** START OF EXTRACTED DATA **
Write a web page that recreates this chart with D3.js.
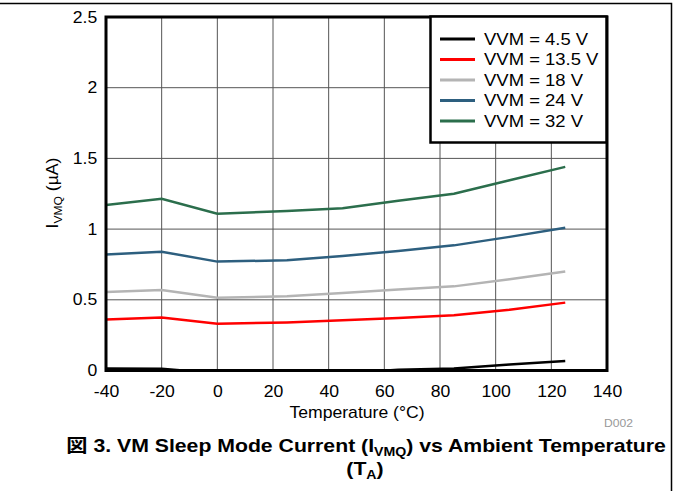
<!DOCTYPE html>
<html>
<head>
<meta charset="utf-8">
<script src="https://cdn.jsdelivr.net/npm/d3@7"></script>
<style>
  body { margin: 0; background: #fff; }
  text { font-family: "Liberation Sans", Arial, Helvetica, sans-serif; }
</style>
</head>
<body>
<div id="chart"></div>
<script>
// data (temperature in °C, current in µA)
var temps = [-40, -20, 0, 25, 45, 65, 85, 105, 125]
var vvm45 = [0.015, 0.012, -0.02, -0.02, -0.02, 0.005, 0.015, 0.042, 0.068]
var vvm135 = [0.36, 0.375, 0.33, 0.34, 0.355, 0.372, 0.39, 0.43, 0.48]
var vvm18 = [0.555, 0.57, 0.515, 0.525, 0.548, 0.573, 0.595, 0.645, 0.70]
var vvm24 = [0.82, 0.84, 0.77, 0.78, 0.81, 0.845, 0.885, 0.945, 1.01]
var vvm32 = [1.17, 1.215, 1.108, 1.128, 1.148, 1.2, 1.25, 1.345, 1.44]

var seriesNames = ["VVM = 4.5 V", "VVM = 13.5 V", "VVM = 18 V", "VVM = 24 V", "VVM = 32 V"]
var seriesColors = ["#000000", "#ff0000", "#b4b4b4", "#2d5f7f", "#2b6e4c"]
var seriesValues = [vvm45, vvm135, vvm18, vvm24, vvm32]

var xTicks = [-40, -20, 0, 20, 40, 60, 80, 100, 120, 140]
var yTicks = [0, 0.5, 1, 1.5, 2, 2.5]

var width = 681, height = 491
var sx = 1.1 // reference text is a little stretched sideways

var svg = d3.select("#chart").append("svg")
    .attr("width", width)
    .attr("height", height)

// outer frame (top and right edges only)
svg.append("path")
    .attr("d", "M0,3.5H671.5V491")
    .attr("fill", "none")
    .attr("stroke", "#000")
    .attr("stroke-width", 1.5)

var x = d3.scaleLinear().domain([-40, 140]).range([106, 607])
var y = d3.scaleLinear().domain([0, 2.5]).range([370.5, 17])

// grid
svg.append("g").selectAll("line")
    .data(xTicks.slice(1, -1))
    .enter().append("line")
    .attr("x1", d => x(d)).attr("x2", d => x(d))
    .attr("y1", y(0)).attr("y2", y(2.5))
    .attr("stroke", "#555").attr("stroke-width", 1)

svg.append("g").selectAll("line")
    .data(yTicks.slice(1, -1))
    .enter().append("line")
    .attr("x1", x(-40)).attr("x2", x(140))
    .attr("y1", d => y(d)).attr("y2", d => y(d))
    .attr("stroke", "#555").attr("stroke-width", 1)

// lines
svg.append("clipPath").attr("id", "plotclip")
    .append("rect")
    .attr("x", x(-40)).attr("y", y(2.5))
    .attr("width", x(140) - x(-40)).attr("height", y(0) - y(2.5))

var line = d3.line()
    .x((d, i) => x(temps[i]))
    .y(d => y(d))

svg.append("g").attr("clip-path", "url(#plotclip)")
    .selectAll("path")
    .data(seriesValues)
    .enter().append("path")
    .attr("d", line)
    .attr("fill", "none")
    .attr("stroke", (d, i) => seriesColors[i])
    .attr("stroke-width", 2.5)

// plot frame
svg.append("rect")
    .attr("x", x(-40)).attr("y", y(2.5))
    .attr("width", x(140) - x(-40)).attr("height", y(0) - y(2.5))
    .attr("fill", "none").attr("stroke", "#000").attr("stroke-width", 3)

// axes
var xAxis = svg.append("g")
    .attr("transform", "translate(0," + y(0) + ")")
    .call(d3.axisBottom(x).tickValues(xTicks).tickSize(0).tickPadding(15).tickFormat(d => String(d)))
xAxis.select(".domain").remove()
xAxis.selectAll("text")
    .attr("fill", "#000")
    .style("font-size", "16px")
    .attr("transform", "scale(" + sx + ",1)")

var yAxis = svg.append("g")
    .attr("transform", "translate(" + x(-40) + ",0)")
    .call(d3.axisLeft(y).tickValues(yTicks).tickSize(0).tickPadding(8).tickFormat(d => String(d)))
yAxis.select(".domain").remove()
yAxis.selectAll("text")
    .attr("fill", "#000")
    .style("font-size", "16px")
    .attr("transform", "scale(" + sx + ",1)")

// axis titles
svg.append("text")
    .attr("transform", "translate(357,418) scale(" + sx + ",1)")
    .attr("text-anchor", "middle")
    .style("font-size", "16px")
    .text("Temperature (°C)")

var yl = svg.append("text")
    .attr("transform", "translate(58,193) rotate(-90) scale(" + sx + ",1)")
    .attr("text-anchor", "middle")
    .style("font-size", "16px")
yl.append("tspan").text("I")
yl.append("tspan").attr("dy", 4).style("font-size", "11px").text("VMQ")
yl.append("tspan").attr("dy", -4).text(" (µA)")

svg.append("text")
    .attr("transform", "translate(633,427) scale(" + sx + ",1)")
    .attr("text-anchor", "end")
    .attr("fill", "#999")
    .style("font-size", "11px")
    .text("D002")

// legend
var legend = svg.append("g")
legend.append("rect")
    .attr("x", 430.5).attr("y", 16.5)
    .attr("width", 176).attr("height", 126)
    .attr("fill", "#fff").attr("stroke", "#000").attr("stroke-width", 2.5)

var rows = legend.selectAll("g.row")
    .data(seriesNames)
    .enter().append("g")
    .attr("class", "row")
    .attr("transform", (d, i) => "translate(0," + (39 + i * 20.5) + ")")
rows.append("line")
    .attr("x1", 440).attr("x2", 475)
    .attr("stroke", (d, i) => seriesColors[i])
    .attr("stroke-width", 3)
rows.append("text")
    .attr("transform", "translate(484,0) scale(1.12,1)")
    .attr("dy", "0.36em")
    .style("font-size", "16.5px")
    .text(d => d)

// caption
var cap = svg.append("text")
    .attr("transform", "translate(366,452) scale(1.18,1)")
    .attr("text-anchor", "middle")
    .style("font-size", "18px")
    .style("font-weight", "bold")
cap.append("tspan").style("font-family", "'Noto Sans CJK JP'").text("図")
cap.append("tspan").text(" 3. VM Sleep Mode Current (I")
cap.append("tspan").attr("dy", 4).style("font-size", "12px").text("VMQ")
cap.append("tspan").attr("dy", -4).text(") vs Ambient Temperature")

var cap2 = svg.append("text")
    .attr("transform", "translate(365,475) scale(1.18,1)")
    .attr("text-anchor", "middle")
    .style("font-size", "18px")
    .style("font-weight", "bold")
cap2.append("tspan").text("(T")
cap2.append("tspan").attr("dy", 4).style("font-size", "12px").text("A")
cap2.append("tspan").attr("dy", -4).text(")")
</script>
</body>
</html>
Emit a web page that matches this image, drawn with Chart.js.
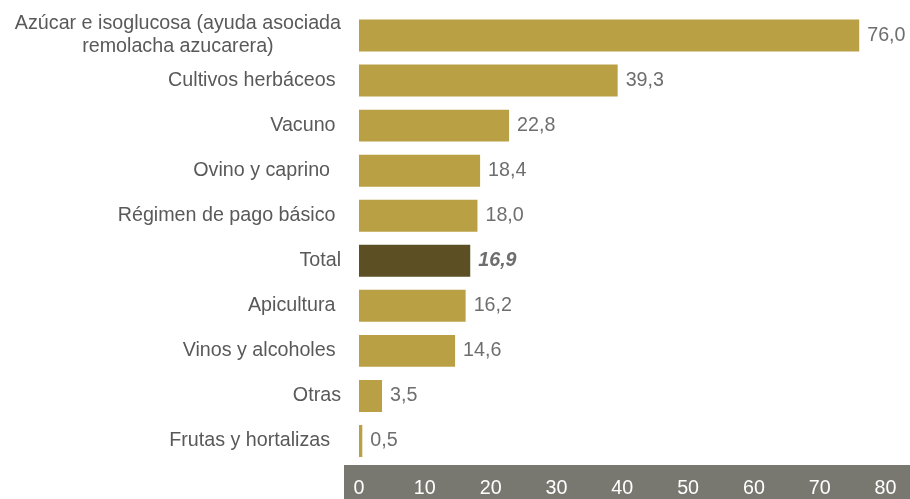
<!DOCTYPE html>
<html>
<head>
<meta charset="utf-8">
<script src="https://cdn.jsdelivr.net/npm/chart.js@4/dist/chart.umd.min.js"></script>
<style>
  html, body { margin: 0; padding: 0; background: #ffffff; }
  #wrap { width: 910px; height: 499px; position: relative; }
</style>
</head>
<body>
<div id="wrap"><canvas id="c" width="910" height="499"></canvas></div>
<script>
// ---- data ----
const categories = [
  ["Azúcar e isoglucosa (ayuda asociada", "remolacha azucarera)"],
  "Cultivos herbáceos ",
  "Vacuno ",
  "Ovino y caprino  ",
  "Régimen de pago básico ",
  "Total",
  "Apicultura ",
  "Vinos y alcoholes ",
  "Otras",
  "Frutas y hortalizas  "
];
const values = [76.0, 39.3, 22.8, 18.4, 18.0, 16.9, 16.2, 14.6, 3.5, 0.5];
const highlightIndex = 5; // "Total"
const xTicks = [0, 10, 20, 30, 40, 50, 60, 70, 80];

const FONT = '"Liberation Sans", Arial, sans-serif';
const FS = 19.7;
const GOLD = '#b9a044';
const DARK = '#5b4f23';
const BAND = '#787871';

const barColors = values.map((v, i) => i === highlightIndex ? DARK : GOLD);

const bandPlugin = {
  id: 'band',
  beforeDraw(chart) {
    const { ctx, chartArea, width, height } = chart;
    const xs = chart.scales.x;
    ctx.save();
    ctx.fillStyle = BAND;
    ctx.fillRect(chartArea.left - 15, xs.top + 1.5, width - (chartArea.left - 15), height - xs.top - 1.5);
    ctx.restore();
  }
};

const labelsPlugin = {
  id: 'labelsPlugin',
  afterDraw(chart) {
    const { ctx, chartArea } = chart;
    const ys = chart.scales.y;
    const meta = chart.getDatasetMeta(0);
    ctx.save();
    ctx.textBaseline = 'middle';
    const right = chartArea.left - 18;
    ctx.font = FS + 'px ' + FONT;
    ctx.fillStyle = '#595959';
    categories.forEach((lab, i) => {
      const y = ys.getPixelForValue(i);
      if (Array.isArray(lab)) {
        const w = Math.max(...lab.map(l => ctx.measureText(l).width));
        const cx = right - w / 2;
        const lh = 23;
        const y0 = y - (lab.length - 1) * lh / 2;
        ctx.textAlign = 'center';
        lab.forEach((l, k) => ctx.fillText(l, cx, y0 + k * lh));
      } else {
        ctx.textAlign = 'right';
        ctx.fillText(lab, right, y);
      }
    });
    ctx.textAlign = 'left';
    ctx.fillStyle = '#6e6e6e';
    meta.data.forEach((bar, i) => {
      const txt = values[i].toFixed(1).replace('.', ',');
      ctx.font = (i === highlightIndex ? 'italic bold ' : '') + FS + 'px ' + FONT;
      ctx.fillText(txt, bar.x + 8, bar.y);
    });
    ctx.restore();
  }
};

new Chart(document.getElementById('c'), {
  type: 'bar',
  data: {
    labels: categories,
    datasets: [{
      data: values,
      backgroundColor: barColors,
      borderWidth: 0,
      categoryPercentage: 1.0,
      barPercentage: 0.71
    }]
  },
  options: {
    indexAxis: 'y',
    responsive: false,
    animation: false,
    devicePixelRatio: 1,
    layout: { padding: { left: 359, right: 24, top: 13, bottom: 0 } },
    plugins: { legend: { display: false }, tooltip: { enabled: false } },
    scales: {
      x: {
        min: 0, max: 80,
        afterBuildTicks(axis) { axis.ticks = xTicks.map(v => ({ value: v })); },
        afterFit(axis) { axis.height = 35.5; },
        grid: { display: false, drawTicks: false },
        border: { display: false },
        ticks: {
          color: '#ffffff',
          font: { family: FONT, size: FS },
          padding: 13.5,
          maxRotation: 0,
          callback: (v) => String(v)
        }
      },
      y: {
        grid: { display: false, drawTicks: false },
        border: { display: false },
        ticks: { display: false }
      }
    }
  },
  plugins: [bandPlugin, labelsPlugin]
});
</script>
</body>
</html>
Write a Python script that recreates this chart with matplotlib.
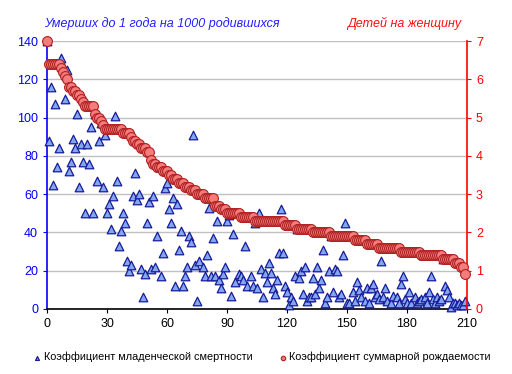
import numpy as np
import matplotlib.pyplot as plt

# infant mortality (per 1000 births), countries sorted by fertility
mortality = [140, 88, 116, 65, 107, 74, 84, 131, 127, 110,
             125, 72, 77, 89, 84, 102, 64, 86, 77, 50,
             86, 76, 95, 50, 102, 67, 88, 97, 64, 91,
             50, 55, 42, 59, 101, 67, 33, 41, 50, 45,
             25, 20, 23, 59, 71, 57, 60, 21, 6, 18,
             45, 56, 21, 59, 22, 38, 74, 17, 29, 63,
             66, 52, 45, 58, 12, 55, 31, 41, 12, 17,
             22, 38, 35, 91, 23, 4, 25, 60, 22, 17,
             28, 53, 17, 37, 17, 46, 15, 11, 18, 22,
             46, 49, 7, 39, 14, 50, 18, 17, 15, 33,
             12, 48, 17, 12, 45, 11, 50, 21, 6, 19,
             14, 24, 19, 11, 8, 15, 29, 52, 29, 12,
             9, 2, 6, 4, 17, 42, 16, 20, 8, 22,
             4, 6, 6, 16, 8, 22, 11, 15, 31, 3,
             6, 20, 38, 9, 21, 20, 6, 8, 28, 45,
             3, 3, 38, 9, 4, 14, 10, 6, 36, 4,
             11, 3, 11, 13, 6, 8, 5, 25, 6, 11,
             4, 32, 3, 7, 32, 6, 3, 13, 17, 5,
             3, 9, 3, 30, 6, 3, 4, 5, 28, 6,
             3, 9, 17, 5, 3, 6, 4, 5, 26, 12,
             10, 6, 1, 3, 3, 2, 3, 2, 2, 4]

# total fertility rate (children per woman)
fertility = [7.0, 6.4, 6.4, 6.4, 6.4, 6.4, 6.4, 6.3, 6.2, 6.1,
             6.0, 5.8, 5.8, 5.7, 5.7, 5.6, 5.6, 5.5, 5.4, 5.3,
             5.3, 5.3, 5.3, 5.3, 5.1, 5.0, 5.0, 4.9, 4.8, 4.7,
             4.7, 4.7, 4.7, 4.7, 4.7, 4.7, 4.7, 4.7, 4.6, 4.6,
             4.6, 4.6, 4.5, 4.4, 4.4, 4.3, 4.3, 4.2, 4.2, 4.2,
             4.1, 4.1, 3.9, 3.8, 3.8, 3.7, 3.7, 3.7, 3.6, 3.6,
             3.6, 3.5, 3.5, 3.4, 3.4, 3.4, 3.3, 3.3, 3.3, 3.2,
             3.2, 3.2, 3.1, 3.1, 3.1, 3.0, 3.0, 3.0, 3.0, 2.9,
             2.9, 2.9, 2.9, 2.9, 2.7, 2.7, 2.7, 2.6, 2.6, 2.6,
             2.5, 2.5, 2.5, 2.5, 2.5, 2.5, 2.5, 2.4, 2.4, 2.4,
             2.4, 2.4, 2.4, 2.4, 2.3, 2.3, 2.3, 2.3, 2.3, 2.3,
             2.3, 2.3, 2.3, 2.3, 2.3, 2.3, 2.3, 2.3, 2.3, 2.2,
             2.2, 2.2, 2.2, 2.2, 2.2, 2.1, 2.1, 2.1, 2.1, 2.1,
             2.1, 2.1, 2.1, 2.0, 2.0, 2.0, 2.0, 2.0, 2.0, 2.0,
             2.0, 2.0, 1.9, 1.9, 1.9, 1.9, 1.9, 1.9, 1.9, 1.9,
             1.9, 1.9, 1.9, 1.9, 1.8, 1.8, 1.8, 1.8, 1.8, 1.8,
             1.7, 1.7, 1.7, 1.7, 1.7, 1.7, 1.6, 1.6, 1.6, 1.6,
             1.6, 1.6, 1.6, 1.6, 1.6, 1.6, 1.6, 1.5, 1.5, 1.5,
             1.5, 1.5, 1.5, 1.5, 1.5, 1.5, 1.5, 1.4, 1.4, 1.4,
             1.4, 1.4, 1.4, 1.4, 1.4, 1.4, 1.4, 1.4, 1.3, 1.3,
             1.3, 1.3, 1.3, 1.3, 1.2, 1.2, 1.2, 1.1, 1.1, 0.9]

x_ticks = [0, 30, 60, 90, 120, 150, 180, 210]
left_ticks = [0, 20, 40, 60, 80, 100, 120, 140]
right_ticks = [0, 1, 2, 3, 4, 5, 6, 7]

plt.rcParams['font.family'] = ['Liberation Sans', 'DejaVu Sans']

idx = np.arange(len(mortality))

fig = plt.figure(figsize=(5.12, 3.74), dpi=100)
ax = fig.add_axes([0.092, 0.174, 0.820, 0.716])

ax.scatter(idx, mortality, marker='^', s=38, facecolor='#7fa8ee',
           edgecolor='#1a1a9a', linewidth=0.9, zorder=3, clip_on=False,
           label='Коэффициент младенческой смертности')
ax.set_xlim(0, 210)
ax.set_ylim(0, 140)
ax.set_xticks(x_ticks)
ax.set_yticks(left_ticks)
ax.grid(axis='y', color='#c0c0c0', linewidth=1)
ax.set_axisbelow(True)
ax.tick_params(axis='y', colors='#0000ff', labelsize=9, length=3, direction='out')
ax.tick_params(axis='x', colors='black', labelsize=9, length=3, direction='out')
ax.spines['left'].set_color('#0000ff')
ax.spines['left'].set_linewidth(1.2)
ax.spines['bottom'].set_color('black')
ax.spines['bottom'].set_linewidth(1.2)
ax.spines['top'].set_visible(False)
ax.spines['right'].set_visible(False)

ax2 = ax.twinx()
ax2.scatter(idx, fertility, marker='o', s=50, facecolor='#f47c7c',
            edgecolor='#b02020', linewidth=0.8, zorder=4, clip_on=False,
            label='Коэффициент суммарной рождаемости')
ax2.set_ylim(0, 7)
ax2.set_yticks(right_ticks)
ax2.tick_params(axis='y', colors='#ff0000', labelsize=9, length=3, direction='out')
ax2.spines['right'].set_color('#ff0000')
ax2.spines['right'].set_linewidth(1.2)
for s in ['left', 'top', 'bottom']:
    ax2.spines[s].set_visible(False)

fig.text(0.315, 0.937, 'Умерших до 1 года на 1000 родившихся', color='#2020ff',
         fontsize=9, style='italic', ha='center', va='center')
fig.text(0.79, 0.937, 'Детей на женщину', color='#ff1010',
         fontsize=9, style='italic', ha='center', va='center')

h1, l1 = ax.get_legend_handles_labels()
h2, l2 = ax2.get_legend_handles_labels()
fig.legend(h1 + h2, l1 + l2, loc='center', bbox_to_anchor=(0.51, 0.045), ncol=2,
           frameon=False, fontsize=7.8, markerscale=0.45, handletextpad=0.1,
           columnspacing=2.3, handlelength=1)

fig.savefig('out.png', dpi=100)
** END OF EXTRACTED DATA **
WHAT IS BEING ASKED ▸ Only the lines from the start of the records to the one containing "1.25, 1.345, 1.44]" should be repeated, exactly and with both ends kept; drop any pictures.

COMPLETED EXERCISE ▸
Write a web page that recreates this chart with D3.js.
<!DOCTYPE html>
<html>
<head>
<meta charset="utf-8">
<script src="https://cdn.jsdelivr.net/npm/d3@7"></script>
<style>
  body { margin: 0; background: #fff; }
  text { font-family: "Liberation Sans", Arial, Helvetica, sans-serif; }
</style>
</head>
<body>
<div id="chart"></div>
<script>
// data (temperature in °C, current in µA)
var temps = [-40, -20, 0, 25, 45, 65, 85, 105, 125]
var vvm45 = [0.015, 0.012, -0.02, -0.02, -0.02, 0.005, 0.015, 0.042, 0.068]
var vvm135 = [0.36, 0.375, 0.33, 0.34, 0.355, 0.372, 0.39, 0.43, 0.48]
var vvm18 = [0.555, 0.57, 0.515, 0.525, 0.548, 0.573, 0.595, 0.645, 0.70]
var vvm24 = [0.82, 0.84, 0.77, 0.78, 0.81, 0.845, 0.885, 0.945, 1.01]
var vvm32 = [1.17, 1.215, 1.108, 1.128, 1.148, 1.2, 1.25, 1.345, 1.44]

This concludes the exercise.